According to Jeff Coons PhD, CFP™, the term collectible may represent such items as artwork, jewelry, sports memorabilia, stamps, and wine. While a detailed discussion of the wide variety of collectibles markets is outside the scope of this post, there are common characteristics of collectibles as an investment. 

Common Collectible Characteristics

First, the value of a collectible generally rests entirely in the eye of the beholder.  Since there is typically no cash flows associated with a collectible, unless the collector charges at the door for a look at their collection, the value of the collectible is only what another collector is willing to pay for that particular item. 

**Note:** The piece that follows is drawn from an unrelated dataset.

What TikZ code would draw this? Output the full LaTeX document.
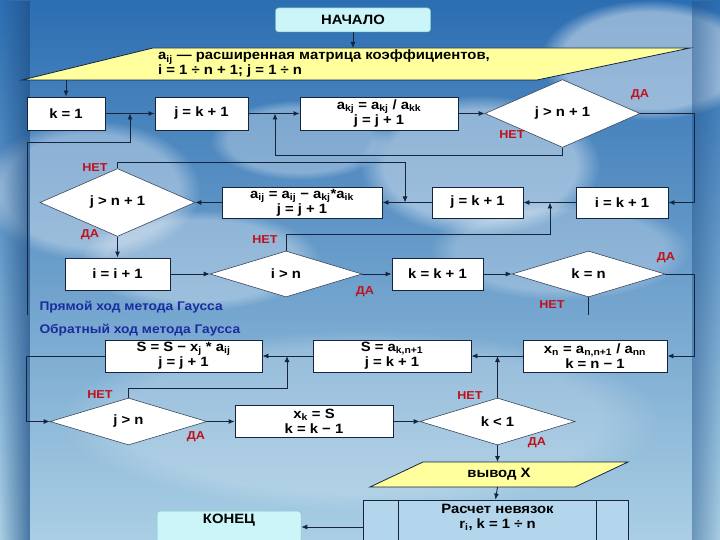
\documentclass[tikz,border=0pt]{standalone}
\usepackage{fontspec}
\setmainfont{Liberation Sans}[FakeStretch=1.1]
\usetikzlibrary{shapes.geometric,arrows.meta,fadings,calc}
\definecolor{skyTop}{HTML}{2C6EB2}
\definecolor{skyMid}{HTML}{7DB8E2}
\definecolor{skyBot}{HTML}{AACFE4}
\definecolor{skyDark}{HTML}{1E4F86}
\definecolor{lineC}{HTML}{15253F}
\definecolor{yel}{HTML}{FFFF9E}
\definecolor{cyanbox}{HTML}{CBF5F8}
\definecolor{redlab}{HTML}{C0121C}
\definecolor{bluetx}{HTML}{1A2C9E}
\definecolor{calcfill}{HTML}{B3D6EC}
\newcommand{\sbs}[1]{\textsubscript{#1}}
\begin{document}
\begin{tikzpicture}[x=1pt,y=-1pt,
  txt/.style={font=\fontsize{13.5}{15}\selectfont\bfseries, align=center, text=black},
  box/.style={txt, draw=lineC, line width=0.9pt, fill=white, inner sep=1pt},
  dia/.style={txt, diamond, draw=lineC!85, line width=0.6pt, fill=white, inner sep=0pt},
  term/.style={txt, rounded corners=3pt, draw=cyanbox!60!teal, line width=0.5pt, fill=cyanbox, inner sep=0pt},
  arr/.style={draw=lineC, line width=0.9pt, -{Latex[length=6pt,width=5pt]}},
  ln/.style={draw=lineC, line width=0.9pt},
  lab/.style={font=\fontsize{11.5}{13}\selectfont\bfseries, text=redlab},
  bluetxt/.style={font=\fontsize{12.5}{14}\selectfont\bfseries, text=bluetx, anchor=west}
]
\useasboundingbox (0,0) rectangle (720,540);
\clip (0,0) rectangle (720,540);
% background sky
\shade[top color=skyTop, middle color=skyMid, bottom color=skyBot] (0,0) rectangle (720,540);
\fill[white, opacity=0.45, path fading=circle with fuzzy edge 20 percent] (650,60) ellipse (110pt and 60pt);
\fill[white, opacity=0.40, path fading=circle with fuzzy edge 20 percent] (480,165) ellipse (120pt and 70pt);
\fill[white, opacity=0.35, path fading=circle with fuzzy edge 20 percent] (90,190) ellipse (110pt and 70pt);
\fill[white, opacity=0.30, path fading=circle with fuzzy edge 20 percent] (300,140) ellipse (90pt and 40pt);
\fill[white, opacity=0.30, path fading=circle with fuzzy edge 20 percent] (200,260) ellipse (120pt and 50pt);
\fill[white, opacity=0.25, path fading=circle with fuzzy edge 20 percent] (560,250) ellipse (130pt and 50pt);
\fill[white, opacity=0.20, path fading=circle with fuzzy edge 20 percent] (360,420) ellipse (300pt and 90pt);
\fill[skyDark, opacity=0.7, path fading=west] (0,0) rectangle (30,540);
\fill[skyDark, opacity=0.45, path fading=east] (692,0) rectangle (720,540);

% start
\node[term, minimum width=155pt, minimum height=24pt] (start) at (353,20) {НАЧАЛО};
% input parallelogram
\filldraw[fill=yel, draw=lineC, line width=0.8pt] (153,48) -- (690,48) -- (537,80) -- (22,80) -- cycle;
\node[txt, align=left, anchor=north west, inner sep=0pt] (intext) at (158,50)
  {a\sbs{ij} — расширенная матрица коэффициентов,\\ i = 1 ÷ n + 1; j = 1 ÷ n};
\coordinate (inT) at (353,48);
\coordinate (inB) at (66,80);

% row 1
\node[box, minimum width=78pt, minimum height=33pt] (k1) at (66,113.5) {k = 1};
\node[box, minimum width=93pt, minimum height=33pt] (jk1) at (201.5,113.5) {j = k + 1};
\node[box, minimum width=158pt, minimum height=33pt] (akj) at (379,113.5) {a\sbs{kj} = a\sbs{kj} / a\sbs{kk}\\ j = j + 1};
\node[dia, minimum width=155pt, minimum height=49pt] (d1) at (562.5,113.5) {j > n + 1};

% row 2
\node[box, minimum width=92pt, minimum height=31pt] (ik1) at (622,202.5) {i = k + 1};
\node[box, minimum width=91pt, minimum height=31pt] (jk1b) at (477.5,202.5) {j = k + 1};
\node[box, minimum width=160pt, minimum height=31pt] (aij) at (302,202.5) {a\sbs{ij} = a\sbs{ij} − a\sbs{kj}*a\sbs{ik}\\ j = j + 1};
\node[dia, minimum width=155pt, minimum height=48pt] (d2) at (117.5,202.5) {j > n + 1};

% row 3
\node[box, minimum width=105pt, minimum height=32pt] (ii1) at (117.5,274) {i = i + 1};
\node[dia, minimum width=152pt, minimum height=46pt] (d3) at (286,274) {i > n};
\node[box, minimum width=91pt, minimum height=32pt] (kk1) at (437.5,274) {k = k + 1};
\node[dia, minimum width=153pt, minimum height=46pt] (d4) at (588.5,274) {k = n};

\node[bluetxt] (t1) at (36,307) {Прямой ход метода Гаусса};
\node[bluetxt] (t2) at (36,330) {Обратный ход метода Гаусса};

% row 4
\node[box, minimum width=157pt, minimum height=32pt] (ss) at (183.5,356) {S = S − x\sbs{j} * a\sbs{ij}\\ j = j + 1};
\node[box, minimum width=158pt, minimum height=32pt] (sa) at (392,356) {S = a\sbs{k,n+1}\\ j = k + 1};
\node[box, minimum width=144pt, minimum height=32pt] (xn) at (595,356) {x\sbs{n} = a\sbs{n,n+1} / a\sbs{nn}\\ k = n − 1};

% row 5
\node[dia, minimum width=157pt, minimum height=47pt] (d5) at (128.5,421.5) {j > n};
\node[box, minimum width=158pt, minimum height=32pt] (xk) at (314,421.5) {x\sbs{k} = S\\ k = k − 1};
\node[dia, minimum width=155pt, minimum height=47pt] (d6) at (497.5,421.5) {k < 1};

% output parallelogram
\filldraw[fill=yel, draw=lineC, line width=0.8pt] (423,462) -- (628,462) -- (575,487) -- (370,487) -- cycle;
\node[txt] (outt) at (499,474.5) {вывод X};
\coordinate (outT) at (497.5,462);
\coordinate (outB) at (497.5,487);

% calc (predefined process)
\node[draw=lineC, line width=0.8pt, fill=calcfill, minimum width=265pt, minimum height=54pt, inner sep=0pt] (calc) at (495.5,527) {};
\draw[ln] (398,500) -- (398,560);
\draw[ln] (596,500) -- (596,560);
\node[txt, anchor=north, inner sep=0pt] (calct) at (497.5,504) {Расчет невязок\\ r\sbs{i}, k = 1 ÷ n};

% end
\node[term, minimum width=144pt, minimum height=32pt] (end) at (229,527) {};
\node[txt, anchor=north, inner sep=0pt] (endt) at (229,514) {КОНЕЦ};

% connectors
\draw[arr] (start) -- (inT);
\draw[arr] (inB) -- (k1.north);
\draw[arr] (k1) -- (jk1);
\draw[arr] (jk1) -- (akj);
\draw[arr] (akj) -- (d1.west);
\draw[arr] (d1.east) -- ++(54,0) |- (ik1.east);
\coordinate (m1) at (275,113.5);
\draw[arr] (d1.south) -- ++(0,8) -| (m1);
\coordinate (gapL) at (27,315);
\coordinate (m0) at (130,113.5);
\draw[arr] (gapL) |- (130,142) -- (m0);
\draw[arr] (ik1) -- (jk1b);
\coordinate (m2) at (550,202.5);
\draw[arr] (d3.north) |- (550,234) -- (m2);
\draw[arr] (jk1b) -- (aij);
\coordinate (m3) at (405,202.5);
\draw[arr] (d2.north) |- (405,162) -- (m3);
\draw[arr] (aij) -- (d2.east);
\draw[arr] (d2.south) -- (ii1.north);
\draw[arr] (ii1) -- (d3.west);
\draw[arr] (d3.east) -- (kk1);
\draw[arr] (kk1) -- (d4.west);
\draw[arr] (d4.east) -- ++(29,0) |- (xn.east);
\coordinate (gapR) at (588.5,315);
\draw[ln] (d4.south) -- (gapR);
\draw[arr] (xn) -- (sa);
\coordinate (m4) at (497.5,356);
\draw[arr] (d6.north) -- (m4);
\draw[arr] (sa) -- (ss);
\coordinate (m5) at (287,356);
\draw[arr] (d5.north) |- (287,388) -- (m5);
\draw[arr] (ss.west) -- ++(-78,0) |- (d5.west);
\draw[arr] (d5.east) -- (xk);
\draw[arr] (xk) -- (d6.west);
\draw[arr] (d6.south) -- (outT);
\draw[arr] (outB) -- (calc.north);
\draw[arr] (calc.west) -- (end.east);

% labels
\node[lab] (l1) at (640,95) {ДА};
\node[lab] (l2) at (512,135) {НЕТ};
\node[lab] (l3) at (95,168) {НЕТ};
\node[lab] (l4) at (90,235) {ДА};
\node[lab] (l5) at (265,240) {НЕТ};
\node[lab] (l6) at (365,292) {ДА};
\node[lab] (l7) at (666,258) {ДА};
\node[lab] (l8) at (552,305) {НЕТ};
\node[lab] (l9) at (100,395) {НЕТ};
\node[lab] (l10) at (196,437) {ДА};
\node[lab] (l11) at (470,396) {НЕТ};
\node[lab] (l12) at (537,443) {ДА};
\end{tikzpicture}
\end{document}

Second, while there are some collectibles that may be considered standardized across individual pieces in terms of quality and other defining characteristics, collectible investments are generally unique.  As a result, there is typically not an active market with prices established on a regular basis for most collectibles in a manner similar to the stock and bond markets.

Assessment

In total, the lack of ongoing cash payments from a collectible and the general non-comparability of items result in the collectibles market being more of a knowledge-based market than most of the investments discussed on the E-P.  Since the value of a collectible is limited to the amount that another collector-investor is willing to pay for the item, a knowledgeable investor may be able to benefit from the lack of information of another investor. 

By the same token, if a physician-investor does not have superior information regarding the value of a collectible, then the basic lack of economic fundamentals behind a return assumption for such investments makes collectibles generally less attractive as compared to investments providing ongoing cash payments.